BEGIN
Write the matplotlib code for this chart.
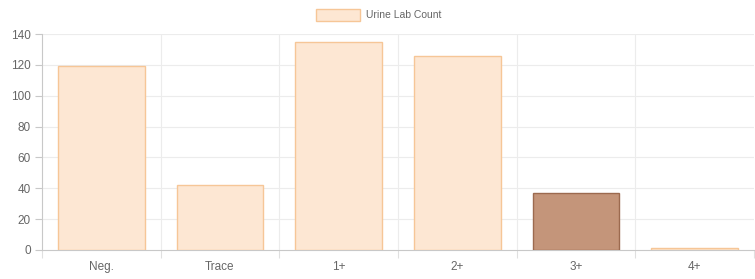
import matplotlib
matplotlib.use("Agg")
import matplotlib.pyplot as plt
from matplotlib.patches import Rectangle

categories = ["Neg.", "Trace", "1+", "2+", "3+", "4+"]
values = [119, 42, 135, 126, 37, 1]
highlight = "3+"
legend_label = "Urine Lab Count"

W, H = 755, 279
fig = plt.figure(figsize=(W / 100, H / 100), dpi=100)
plt.rcParams['font.family'] = ['Liberation Sans', 'DejaVu Sans']

left, right, bottom, top = 42, 754, 250, 34
ax = fig.add_axes([left / W, 1 - bottom / H, (right - left) / W, (bottom - top) / H])

fill = "#fde7d3"
edge = "#f6c697"
hfill = "#c4957a"
hedge = "#9c6a4f"

x = range(len(categories))
for i, (c, v) in enumerate(zip(categories, values)):
    if c == highlight:
        ax.bar(i, v, width=0.73, color=hfill, edgecolor=hedge, linewidth=1.0, zorder=3)
    else:
        ax.bar(i, v, width=0.73, color=fill, edgecolor=edge, linewidth=1.0, zorder=3)

ax.set_xlim(-0.5, len(categories) - 0.5)
ax.set_ylim(0, 140)
ax.set_yticks(range(0, 141, 20))
ax.set_xticks(list(x))
ax.set_xticklabels(categories)

grid_c = "#ececec"
for yv in range(20, 141, 20):
    ax.axhline(yv, color=grid_c, linewidth=0.8, zorder=1)
for b in range(1, len(categories)):
    ax.axvline(b - 0.5, color=grid_c, linewidth=0.8, zorder=1)

for s in ["top", "right"]:
    ax.spines[s].set_visible(False)
ax.spines["left"].set_color("#c8c8c8")
ax.spines["bottom"].set_color("#c8c8c8")
ax.spines["left"].set_linewidth(0.8)
ax.spines["bottom"].set_linewidth(0.8)

ax.tick_params(axis="y", colors="#c8c8c8", labelcolor="#666666", labelsize=8.5, length=5, width=0.8, pad=3)
ax.tick_params(axis="x", colors="#ffffff", labelcolor="#666666", labelsize=8.5, length=0, pad=8)
ax.set_xticks([b - 0.5 for b in range(len(categories) + 1)], minor=True)
ax.tick_params(axis="x", which="minor", colors="#e0e0e0", length=6, width=0.8)

# legend
fig.patches.append(Rectangle((316 / W, 1 - 21 / H), 44 / W, 12 / H, transform=fig.transFigure,
                             facecolor=fill, edgecolor=edge, linewidth=1.0))
fig.text(366 / W, 1 - 15 / H, legend_label, fontsize=7.5, color="#666666", va="center", ha="left")

fig.savefig("out.png", dpi=100, facecolor="white")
END
Job —
Check each line of the data above for the string "matplotlib", then report how many lines have it, with no other words.

Exercise response —
5